Extracted records:
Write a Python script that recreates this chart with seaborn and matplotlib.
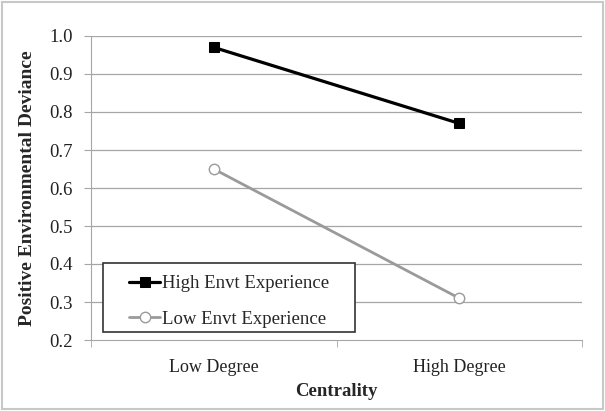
import pandas as pd
import matplotlib.pyplot as plt
import seaborn as sns
from matplotlib.patches import Rectangle

categories = ['Low Degree', 'High Degree']
high_envt = [0.97, 0.77]
low_envt = [0.65, 0.31]

df = pd.DataFrame({
    'Centrality': categories * 2,
    'Value': high_envt + low_envt,
    'Group': ['High Envt Experience'] * 2 + ['Low Envt Experience'] * 2,
})
df['x'] = [0, 1, 0, 1]

sns.set_style('white')
plt.rcParams['font.family'] = ['Liberation Serif', 'DejaVu Serif']

fig = plt.figure(figsize=(6.05, 4.11), dpi=100)
ax = fig.add_axes([91 / 605, 1 - 340 / 411, (582 - 91) / 605, (340 - 36) / 411])

# gridlines first
for v in [0.3, 0.4, 0.5, 0.6, 0.7, 0.8, 0.9, 1.0]:
    ax.axhline(v, color='#a6a6a6', lw=0.9, zorder=0)

sns.lineplot(data=df[df['Group'] == 'High Envt Experience'], x='x', y='Value',
             color='black', lw=2.3, marker='s', markersize=7.5,
             markerfacecolor='black', markeredgecolor='black',
             label='High Envt Experience', ax=ax)
sns.lineplot(data=df[df['Group'] == 'Low Envt Experience'], x='x', y='Value',
             color='#9a9a9a', lw=2.0, marker='o', markersize=7.5,
             markerfacecolor='white', markeredgecolor='#9a9a9a', markeredgewidth=1.0,
             label='Low Envt Experience', ax=ax)

ax.set_xlim(-0.5, 1.5)
ax.set_ylim(0.2, 1.0)
ax.set_yticks([0.2, 0.3, 0.4, 0.5, 0.6, 0.7, 0.8, 0.9, 1.0])
ax.set_yticklabels(['0.2', '0.3', '0.4', '0.5', '0.6', '0.7', '0.8', '0.9', '1.0'])
ax.set_xticks([0, 1])
ax.set_xticklabels(categories)
ax.set_xticks([-0.5, 0.5, 1.5], minor=True)
ax.tick_params(axis='x', which='major', length=0, pad=14, labelsize=13, labelcolor='#222222')
ax.tick_params(axis='x', which='minor', length=5, color='#a6a6a6', direction='out')
ax.tick_params(axis='y', length=5, color='#a6a6a6', direction='out', labelsize=13.5,
               labelcolor='#222222', pad=8)
ax.xaxis.set_tick_params(bottom=True, which='minor')
ax.yaxis.set_tick_params(left=True)

for s in ['top', 'right']:
    ax.spines[s].set_visible(False)
ax.spines['left'].set_color('#a6a6a6')
ax.spines['bottom'].set_color('#a6a6a6')

ax.set_xlabel('Centrality', fontsize=13.5, fontweight='bold', labelpad=5)
ax.set_ylabel('Positive Environmental Deviance', fontsize=14, fontweight='bold', labelpad=10)

# legend box: wider horizontal padding than matplotlib allows, so frame drawn separately
box_l, box_r, box_b, box_t = 12 / 491, 264 / 491, 8 / 304, 77 / 304
ax.add_patch(Rectangle((box_l, box_b), box_r - box_l, box_t - box_b, transform=ax.transAxes,
                       facecolor='white', edgecolor='#333333', lw=1.2, zorder=4))
leg = ax.legend(loc='center', bbox_to_anchor=((box_l + box_r) / 2, (box_b + box_t) / 2 - 4 / 304),
                fontsize=13.5, frameon=False, handlelength=1.7,
                handletextpad=0.1, labelspacing=1.0, borderpad=0)
leg.set_zorder(5)

fig.patches.append(Rectangle((0.004, 0.006), 0.992, 0.988, transform=fig.transFigure,
                             fill=False, edgecolor='#c8c8c8', lw=1.5))

fig.savefig('out.png', dpi=100)
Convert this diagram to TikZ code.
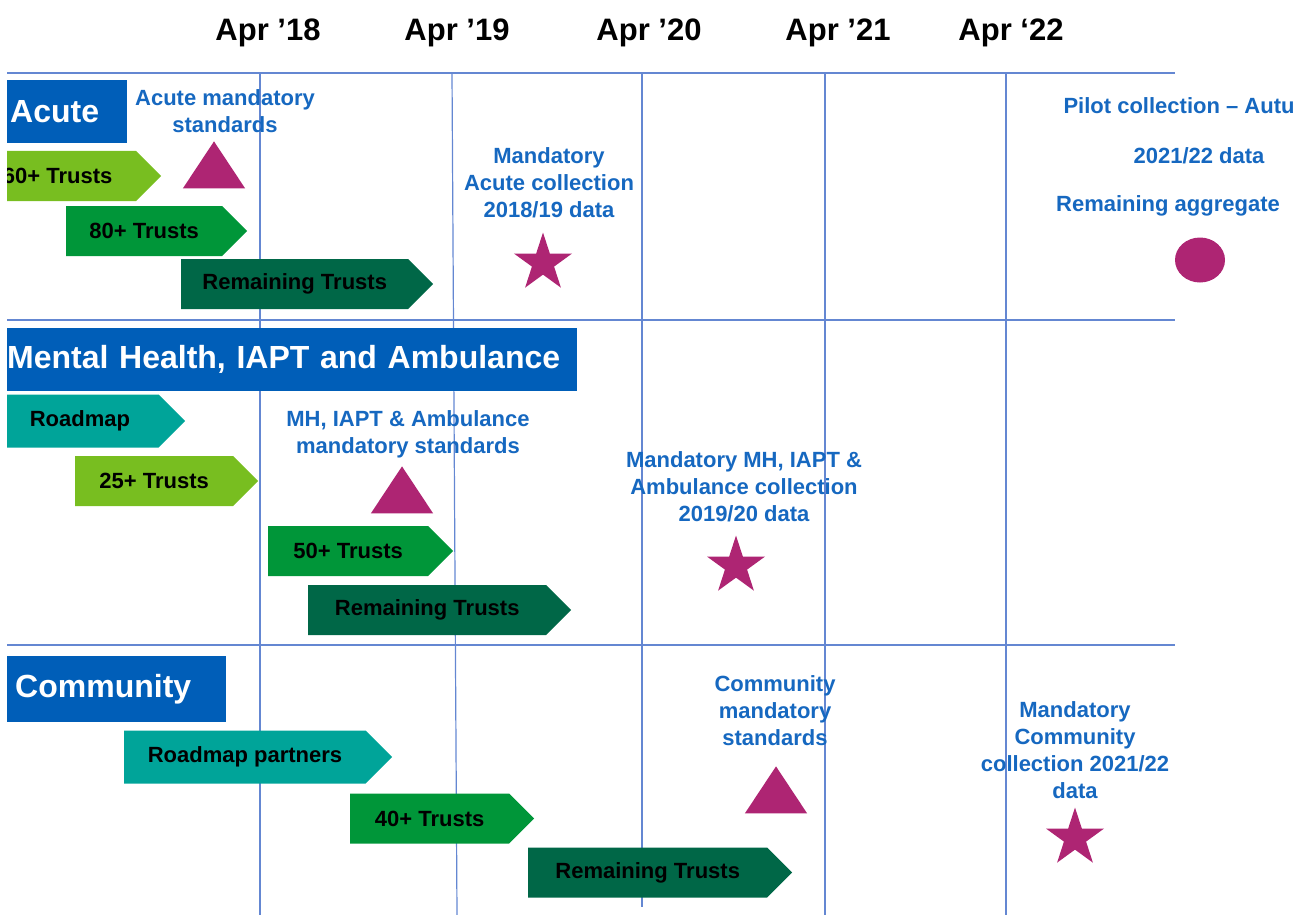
\documentclass[tikz,border=0pt]{standalone}
\usepackage{fontspec}
\setmainfont{Liberation Sans}
\usepackage{tikz}
\usetikzlibrary{shapes.geometric, shapes.symbols}
\definecolor{nhsblue}{RGB}{0,94,184}
\definecolor{labelblue}{RGB}{22,104,192}
\definecolor{gridblue}{RGB}{100,135,210}
\definecolor{lightgreen}{RGB}{120,190,32}
\definecolor{midgreen}{RGB}{0,150,57}
\definecolor{darkgreen}{RGB}{0,103,71}
\definecolor{aquagreen}{RGB}{0,164,153}
\definecolor{markpink}{RGB}{174,37,115}
\tikzstyle{section} = [rectangle, fill=nhsblue, text=white, font=\fontsize{32}{38}\selectfont\bfseries, inner xsep=3pt, inner ysep=0pt, align=left, anchor=west]
\tikzstyle{chevron} = [signal, signal to=east, signal pointer angle=90, font=\fontsize{22}{26}\selectfont\bfseries, inner sep=0pt, minimum height=50pt, anchor=west]
\tikzstyle{milestone} = [text=labelblue, font=\fontsize{22}{27}\selectfont\bfseries, align=center]
\tikzstyle{year} = [font=\fontsize{31}{36}\selectfont\bfseries]
\tikzstyle{gridline} = [gridblue, line width=1.2pt]
\tikzstyle{rowline} = [gridblue, line width=2pt]
\tikzstyle{trimark} = [isosceles triangle, isosceles triangle apex angle=67, shape border rotate=90, fill=markpink, inner sep=0pt, minimum size=47pt, anchor=apex]
\tikzstyle{starmark} = [star, star points=5, star point ratio=2.618, fill=markpink, inner sep=0pt, minimum size=61pt]

\begin{document}
\begin{tikzpicture}[x=1pt, y=-1pt]
\useasboundingbox (0,0) rectangle (1293,915);

% Years along the top
\node[year] (apr18) at (268,33) {Apr ’18};
\node[year] (apr19) at (457,33) {Apr ’19};
\node[year] (apr20) at (649,33) {Apr ’20};
\node[year] (apr21) at (838,33) {Apr ’21};
\node[year] (apr22) at (1011,33) {Apr ‘22};

\begin{scope}
\clip (7,0) rectangle (1293,915);

% Grid: row separators and year lines
\draw[rowline] (7,73) -- (1175,73);
\draw[rowline] (7,320) -- (1175,320);
\draw[rowline] (7,645) -- (1175,645);
\draw[gridline] (260,73) -- (260,915);
\draw[gridline] (452,73) -- (457,915);
\draw[gridline] (642,73) -- (642,907);
\draw[gridline] (825,73) -- (825,915);
\draw[gridline] (1006,73) -- (1006,915);

% Acute row
\node[section, text width=114pt, minimum height=63pt] (acute) at (7,111.5) {Acute};
\node[chevron, fill=lightgreen, minimum width=182pt] (acute60) at (-21,176) {60+ Trusts};
\node[chevron, fill=midgreen, minimum width=181pt] (acute80) at (66,231) {80+ Trusts};
\node[chevron, fill=darkgreen, minimum width=252pt] (acuterest) at (181,284) {Remaining Trusts};
\node[milestone] (acutestdtext) at (225,111.5) {Acute mandatory\\standards};
\node[trimark] (acutestd) at (214,141) {};
\node[milestone] (acutecolltext) at (549,183) {Mandatory\\Acute collection\\2018/19 data};
\node[starmark] (acutecoll) at (543,263) {};
\node[milestone, anchor=west] (pilottext1) at (1060,106) {Pilot collection – Autumn};
\node[milestone] (pilottext2) at (1199,156) {2021/22 data};
\node[milestone] (pilottext3) at (1168,206) {Remaining aggregate};
\node[ellipse, fill=markpink, minimum width=50pt, minimum height=45pt, inner sep=0pt] (pilot) at (1200,260) {};

% Mental health, IAPT and ambulance row
\node[section, inner xsep=0pt, text width=570pt, minimum height=63pt] (mh) at (7,359) {Mental Health, IAPT and Ambulance};
\node[chevron, fill=aquagreen, minimum width=184pt, minimum height=53pt] (mhroad) at (1,421) {Roadmap};
\node[chevron, fill=lightgreen, minimum width=183pt] (mh25) at (75,481) {25+ Trusts};
\node[chevron, fill=midgreen, minimum width=185pt] (mh50) at (268,551) {50+ Trusts};
\node[chevron, fill=darkgreen, minimum width=263pt] (mhrest) at (308,610) {Remaining Trusts};
\node[milestone] (mhstdtext) at (408,434.5) {MH, IAPT \& Ambulance\\mandatory standards};
\node[trimark] (mhstd) at (402,466) {};
\node[milestone] (mhcolltext) at (744,487) {Mandatory MH, IAPT \&\\Ambulance collection\\2019/20 data};
\node[starmark] (mhcoll) at (736,566) {};

% Community row
\node[section, inner xsep=8pt, text width=203pt, minimum height=66pt] (comm) at (7,689) {Community};
\node[chevron, fill=aquagreen, minimum width=268pt, minimum height=53pt] (commroad) at (124,757) {Roadmap partners};
\node[chevron, fill=midgreen, minimum width=184pt] (comm40) at (350,818.5) {40+ Trusts};
\node[chevron, fill=darkgreen, minimum width=264pt] (commrest) at (528,872.5) {Remaining Trusts};
\node[milestone] (commstdtext) at (775,711) {Community\\mandatory\\standards};
\node[trimark] (commstd) at (776,766) {};
\node[milestone] (commcolltext) at (1075,750) {Mandatory\\Community\\collection 2021/22\\data};
\node[starmark] (commcoll) at (1075,838) {};
\end{scope}

\end{tikzpicture}
\end{document}
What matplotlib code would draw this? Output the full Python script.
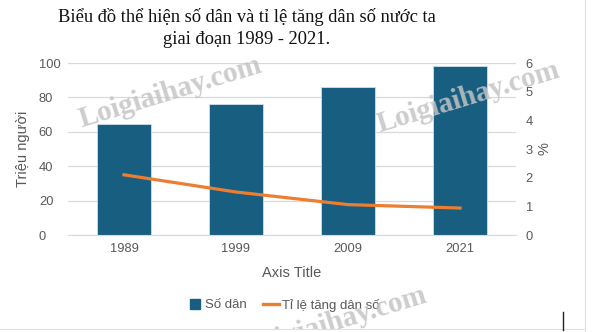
import matplotlib
matplotlib.use("Agg")
import matplotlib.pyplot as plt
from matplotlib.lines import Line2D

years = ["1989", "1999", "2009", "2021"]
population = [64.4, 76.3, 86.0, 98.5]
growth = [2.1, 1.5, 1.06, 0.94]
left_ticks = [0, 20, 40, 60, 80, 100]
right_ticks = [0, 1, 2, 3, 4, 5, 6]

bar_color = "#175E81"
line_color = "#ED7D31"
tick_color = "#595959"

plt.rcParams['font.family'] = ['Liberation Sans', 'DejaVu Sans']

fig = plt.figure(figsize=(5.95, 3.32), dpi=100)
ax = fig.add_axes([68/595, 1-235/332, 448/595, 172/332])
x = range(len(years))
ax.bar(x, population, width=0.49, color=bar_color, edgecolor="#cfe0ea", linewidth=0.6, zorder=2)
ax.set_xlim(-0.5, 3.5)
ax.set_ylim(0, 100)
ax.set_yticks(left_ticks)
ax.set_xticks(list(x))
ax.set_xticklabels(years)
ax.grid(axis="y", color="#d9d9d9", linewidth=0.9, zorder=0)
for s in ["top", "right", "left"]:
    ax.spines[s].set_visible(False)
ax.spines["bottom"].set_color("#d9d9d9")
ax.tick_params(axis="both", length=0, colors=tick_color, labelsize=9.3)
ax.tick_params(axis="y", pad=21)
for lbl in ax.get_yticklabels():
    lbl.set_horizontalalignment("left")
ax.tick_params(axis="x", pad=6)
ax.set_ylabel("Triệu người", color=tick_color, fontsize=10.5, labelpad=6.5)
ax.set_xlabel("Axis Title", color=tick_color, fontsize=10.5, labelpad=8)

ax2 = ax.twinx()
ax2.plot(list(x), growth, color=line_color, linewidth=2.3, zorder=3)
ax2.set_ylim(0, 6)
ax2.set_yticks(right_ticks)
for s in ["top", "right", "left", "bottom"]:
    ax2.spines[s].set_visible(False)
ax2.tick_params(axis="y", length=0, colors=tick_color, labelsize=9.3, pad=7)
ax2.set_ylabel("%", color=tick_color, fontsize=10.5, labelpad=3)

serif = ["Liberation Serif", "DejaVu Serif"]
fig.text(247/595, 1-17/332, "Biểu đồ thể hiện số dân và tỉ lệ tăng dân số nước ta", ha="center", va="center",
         fontsize=13.3, family=serif, color="#111111")
fig.text(247/595, 1-40/332, "giai đoạn 1989 - 2021.", ha="center", va="center",
         fontsize=13.3, family=serif, color="#111111")

handles = [Line2D([0], [0], marker="s", linestyle="none", markersize=7.5, color=bar_color),
           Line2D([0], [0], color=line_color, linewidth=2.4)]
fig.legend(handles, ["Số dân", "Tỉ lệ tăng dân số"], loc="center", bbox_to_anchor=(283/595, 1-305/332),
           ncol=2, frameon=False, fontsize=9.5, labelcolor=tick_color, handlelength=1.2,
           handletextpad=0.2, columnspacing=1.2)

# watermarks
wm_axes = fig.add_axes([0, 1-329/332, 585/595, 329/332], zorder=10)
wm_axes.set_axis_off()
wm_axes.set_xlim(0, 585)
wm_axes.set_ylim(329, 0)
for (wx, wy) in [(170, 92), (468, 97), (335, 322)]:
    wm_axes.text(wx, wy, "Loigiaihay.com", ha="center", va="center", rotation=17, fontsize=21,
                 family=serif, fontweight="bold", color="#c4c4c4", alpha=0.85, clip_on=True)

# frame lines
fig.add_artist(Line2D([585/595, 585/595], [0, 1], color="#e0e0e0", linewidth=0.8))
fig.add_artist(Line2D([0, 585/595], [1-329/332, 1-329/332], color="#e0e0e0", linewidth=0.8))
fig.add_artist(Line2D([563/595, 563/595], [1-330/332, 1-312/332], color="#222222", linewidth=1.0))

fig.savefig("out.png", dpi=100)
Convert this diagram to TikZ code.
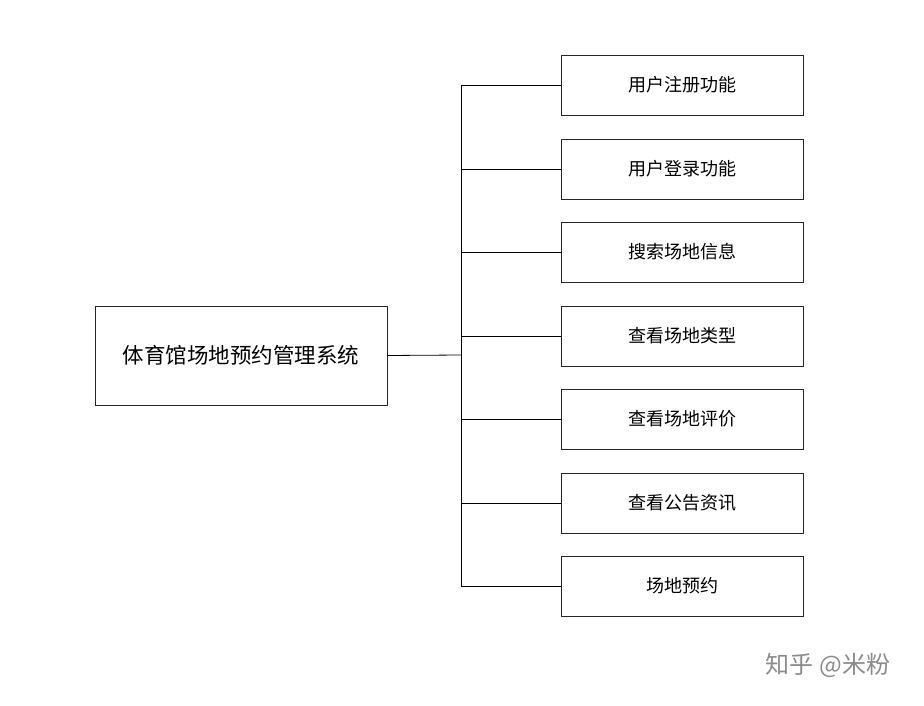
\documentclass[tikz,border=0pt]{standalone}
\usepackage{fontspec}
\setmainfont{Noto Sans CJK SC}
\begin{document}
\begin{tikzpicture}[x=1pt,y=-1pt,
  box/.style={draw=black!85,line width=0.8pt,fill=white,minimum width=242pt,minimum height=60pt,font=\fontsize{18}{20}\selectfont,inner sep=0pt},
  ln/.style={draw=black,line width=0.8pt}]
\useasboundingbox (0,0) rectangle (924,706);
\node[box,minimum width=292pt,minimum height=99pt,font=\fontsize{21.5}{24}\selectfont] (m) at (241,355.5) {体育馆场地预约管理系统};
\foreach \n/\y/\t in {a/85/用户注册功能,b/169/用户登录功能,c/252/搜索场地信息,d/336/查看场地类型,e/419/查看场地评价,f/503/查看公告资讯,g/586/场地预约}{
  \node[box] (\n) at (682,\y) {\t};
  \coordinate (t\n) at (461,\y);
  \draw[ln] (t\n) -- (\n.west);
}
\coordinate (j) at (461,355);
\draw[ln] (m.east) -- (j);
\draw[ln] (ta) -- (tg);
\node[text=black!45,font=\fontsize{24}{26}\selectfont] (w) at (828,665) {知乎 @米粉};
\end{tikzpicture}
\end{document}
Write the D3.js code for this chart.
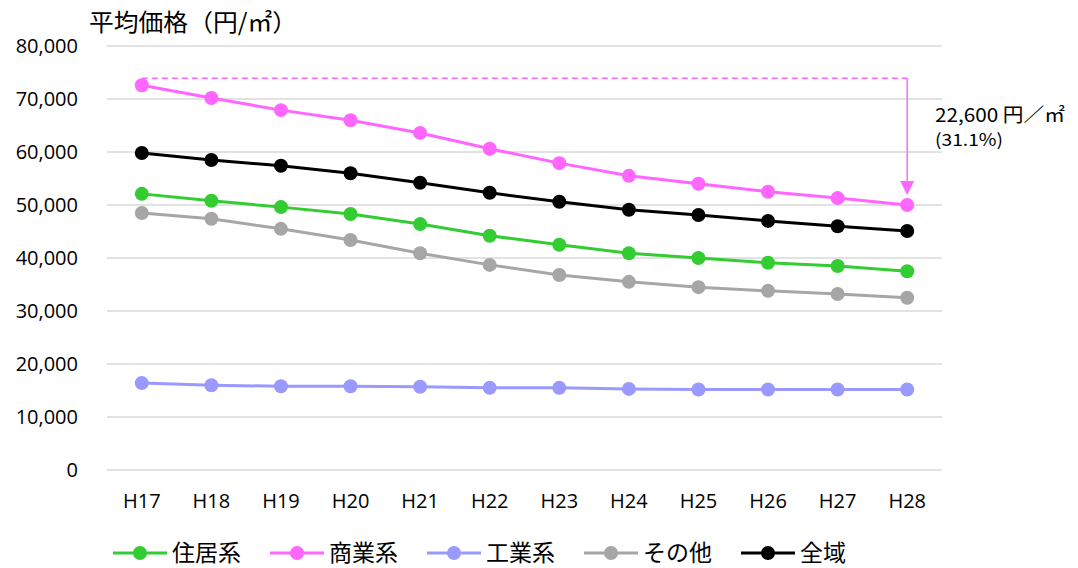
<!DOCTYPE html>
<html><head><meta charset="utf-8">
<script src="https://cdn.jsdelivr.net/npm/d3@7"></script>
<style>body{margin:0;background:#fff;} svg{display:block;}</style>
</head><body>
<svg id="chart" width="1078" height="568"></svg>
<script>
const categories = ["H17","H18","H19","H20","H21","H22","H23","H24","H25","H26","H27","H28"];
const yTicks = [0,10000,20000,30000,40000,50000,60000,70000,80000];
const seriesNames = ["住居系","商業系","工業系","その他","全域"];
const seriesColors = ["#33cc33","#ff66ff","#9999ff","#a6a6a6","#000000"];
const residential = [52100,50800,49600,48300,46400,44200,42500,40900,40000,39100,38500,37500];
const commercial  = [72600,70200,67900,66000,63600,60600,57900,55500,54000,52500,51300,50000];
const industrial  = [16400,16000,15800,15800,15700,15500,15500,15300,15200,15200,15200,15200];
const other       = [48500,47400,45500,43400,40900,38700,36800,35500,34500,33800,33200,32500];
const total       = [59800,58500,57400,56000,54200,52300,50600,49100,48100,47000,46000,45100];
const seriesValues = [residential, commercial, industrial, other, total];
const drawOrder = [2,3,0,4,1];
const annotationLines = ["22,600 円／㎡","(31.1%)"];

(function(){
const svg = d3.select("#chart");
const pLeft = 107, pRight = 942, pTop = 46, pBottom = 470;
const x = d3.scaleBand().domain(categories).range([pLeft, pRight]);
const y = d3.scaleLinear().domain([0, 80000]).range([pBottom, pTop]);
const numFont = "'Open Sans','Noto Sans',sans-serif";
const jpFont = "'Noto Sans CJK JP','Noto Sans',sans-serif";

svg.append("g").selectAll("line").data(yTicks).join("line")
  .attr("x1", pLeft).attr("x2", pRight)
  .attr("y1", d => y(d)).attr("y2", d => y(d))
  .attr("stroke", "#d9d9d9").attr("stroke-width", 1.3);

svg.append("g").selectAll("text").data(yTicks).join("text")
  .attr("x", 78).attr("y", d => y(d)).attr("dy", "0.35em")
  .attr("text-anchor", "end").attr("font-family", numFont).attr("font-size", 20)
  .attr("fill", "#000").text(d => d3.format(",")(d));

svg.append("g").selectAll("text").data(categories).join("text")
  .attr("x", d => x(d) + x.bandwidth()/2).attr("y", 501).attr("dy", "0.35em")
  .attr("text-anchor", "middle").attr("font-family", numFont).attr("font-size", 20)
  .attr("fill", "#000").text(d => d);

svg.append("text").attr("x", 89).attr("y", 31)
  .attr("font-family", jpFont).attr("font-size", 24).attr("fill", "#000")
  .attr("textLength", 208).attr("lengthAdjust", "spacingAndGlyphs")
  .text("平均価格（円/㎡）");

const cx = i => x(categories[i]) + x.bandwidth()/2;
const last = categories.length - 1;
const dashY = y(commercial[0]) - 7;
const pink = seriesColors[1];
svg.append("path")
  .attr("d", `M${cx(0)},${dashY}H${cx(last)}`)
  .attr("stroke", pink).attr("stroke-width", 1.5).attr("stroke-dasharray", "6,4").attr("fill","none");
const arrowTipY = y(commercial[last]) - 10;
svg.append("line").attr("x1", cx(last)).attr("x2", cx(last))
  .attr("y1", dashY).attr("y2", arrowTipY - 12)
  .attr("stroke", pink).attr("stroke-width", 1.5);
svg.append("path")
  .attr("d", `M${cx(last)-7},${arrowTipY-14}L${cx(last)+7},${arrowTipY-14}L${cx(last)},${arrowTipY}Z`)
  .attr("fill", pink);
svg.append("text").attr("x", 935).attr("y", 122)
  .attr("font-family", jpFont).attr("font-size", 19).attr("fill", "#000")
  .attr("textLength", 130).attr("lengthAdjust", "spacingAndGlyphs").text(annotationLines[0]);
svg.append("text").attr("x", 935).attr("y", 146)
  .attr("font-family", jpFont).attr("font-size", 17).attr("fill", "#000")
  .attr("textLength", 68).attr("lengthAdjust", "spacingAndGlyphs").text(annotationLines[1]);

const line = d3.line().x((d,i) => cx(i)).y(d => y(d));
drawOrder.forEach(si => {
  const g = svg.append("g");
  g.append("path").datum(seriesValues[si]).attr("d", line)
    .attr("fill","none").attr("stroke", seriesColors[si]).attr("stroke-width", 3);
  g.selectAll("circle").data(seriesValues[si]).join("circle")
    .attr("cx", (d,i) => cx(i)).attr("cy", d => y(d)).attr("r", 7)
    .attr("fill", seriesColors[si]);
});

const legend = svg.append("g");
let lx = 113;
const ly = 553;
seriesNames.forEach((name, i) => {
  legend.append("line").attr("x1", lx).attr("x2", lx + 54).attr("y1", ly).attr("y2", ly)
    .attr("stroke", seriesColors[i]).attr("stroke-width", 3);
  legend.append("circle").attr("cx", lx + 27).attr("cy", ly).attr("r", 7).attr("fill", seriesColors[i]);
  const tw = name.length * 23;
  legend.append("text").attr("x", lx + 59).attr("y", ly).attr("dy", "0.36em")
    .attr("font-family", jpFont).attr("font-size", 23).attr("fill", "#000")
    .attr("textLength", tw).attr("lengthAdjust", "spacingAndGlyphs")
    .text(name);
  lx += 54 + 5 + tw + 29;
});
})();
</script>
</body></html>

- _To be done_:
Exactly as written, please give again the lines from the beginning of the listing through the line containing "ax.axhline(v, color='#a6a6a6', lw=0.9, zorder=0)", inclusive, without any pictures.

- _Reply_:
Write a Python script that recreates this chart with seaborn and matplotlib.
import pandas as pd
import matplotlib.pyplot as plt
import seaborn as sns
from matplotlib.patches import Rectangle

categories = ['Low Degree', 'High Degree']
high_envt = [0.97, 0.77]
low_envt = [0.65, 0.31]

df = pd.DataFrame({
    'Centrality': categories * 2,
    'Value': high_envt + low_envt,
    'Group': ['High Envt Experience'] * 2 + ['Low Envt Experience'] * 2,
})
df['x'] = [0, 1, 0, 1]

sns.set_style('white')
plt.rcParams['font.family'] = ['Liberation Serif', 'DejaVu Serif']

fig = plt.figure(figsize=(6.05, 4.11), dpi=100)
ax = fig.add_axes([91 / 605, 1 - 340 / 411, (582 - 91) / 605, (340 - 36) / 411])

# gridlines first
for v in [0.3, 0.4, 0.5, 0.6, 0.7, 0.8, 0.9, 1.0]:
    ax.axhline(v, color='#a6a6a6', lw=0.9, zorder=0)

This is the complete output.